All this might be in the last 20%, beyond the good 80% we might well 
adopt.  But I did want to put it out there.

It is interesting to note that, given the restrictions on local fields 
in the “early” code, there is almost no way to tell if the field 
assignments (the permitted early assignments to blank fields) are 
actually committed to the object, or are just stashed into locals.
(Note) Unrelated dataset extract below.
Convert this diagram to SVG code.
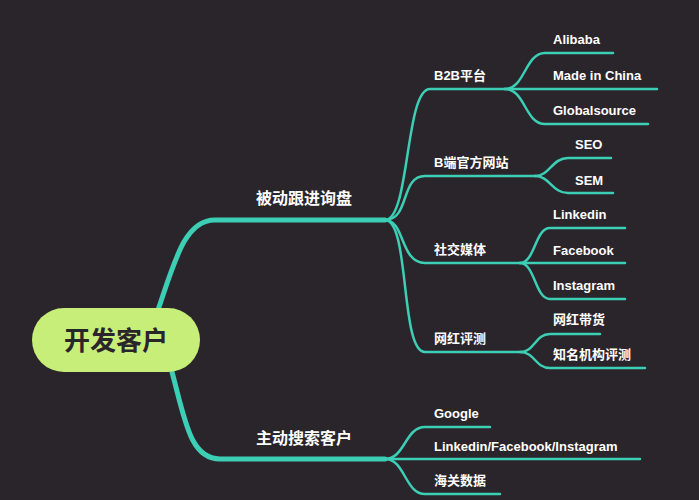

The only way you can tell if a field is actually committed is for an 
unusual things to happen.  The super-init method has to turn around and 
access that field, either directly (via a cast), or (more likely) via an 
instance method with an override in the subclass (which makes a secret 
cast during virtual dispatch).  This is rare but non-unheard-of, and 
uplevel links of inner classes are sometimes used this way, by 
super-init calls to virtuals.  I think it would be good (if possible) to 
give this tool to source programmers, and not just to hardwired 
inner-class links.  One more point:  This use case could supported in 
either way:  Either eagerly write assigned field values at the 
assignment point, or stash them in locals, and commit them all just 
before the super-init call, which is where the possibility of observing 
the fields begins.

This leads me to one more observation:  Blank finals can be observed in 
their uninitialized state during a super-init call.  This is a hole in 
the otherwise strong fence around final variables, and it sometimes 
causes bad bugs.  It will make the fence around finals stronger if we 
allow them to be initialized before the super-init call.  That is, if 
users take the chance of initializing their blank finals before the 
super-init call, then there is a very strong proof that no such blank 
final will ever be observed in its uninitialized state.  To me that’s 
an indication that we should put this feature in the 80% rather than the 
20%.  The blank non-finals can come along for the ride also, maybe, or 
maybe they belong in the 20% remainder.  If that’s the case, some of 
my suggestions above (but not all) are still relevant.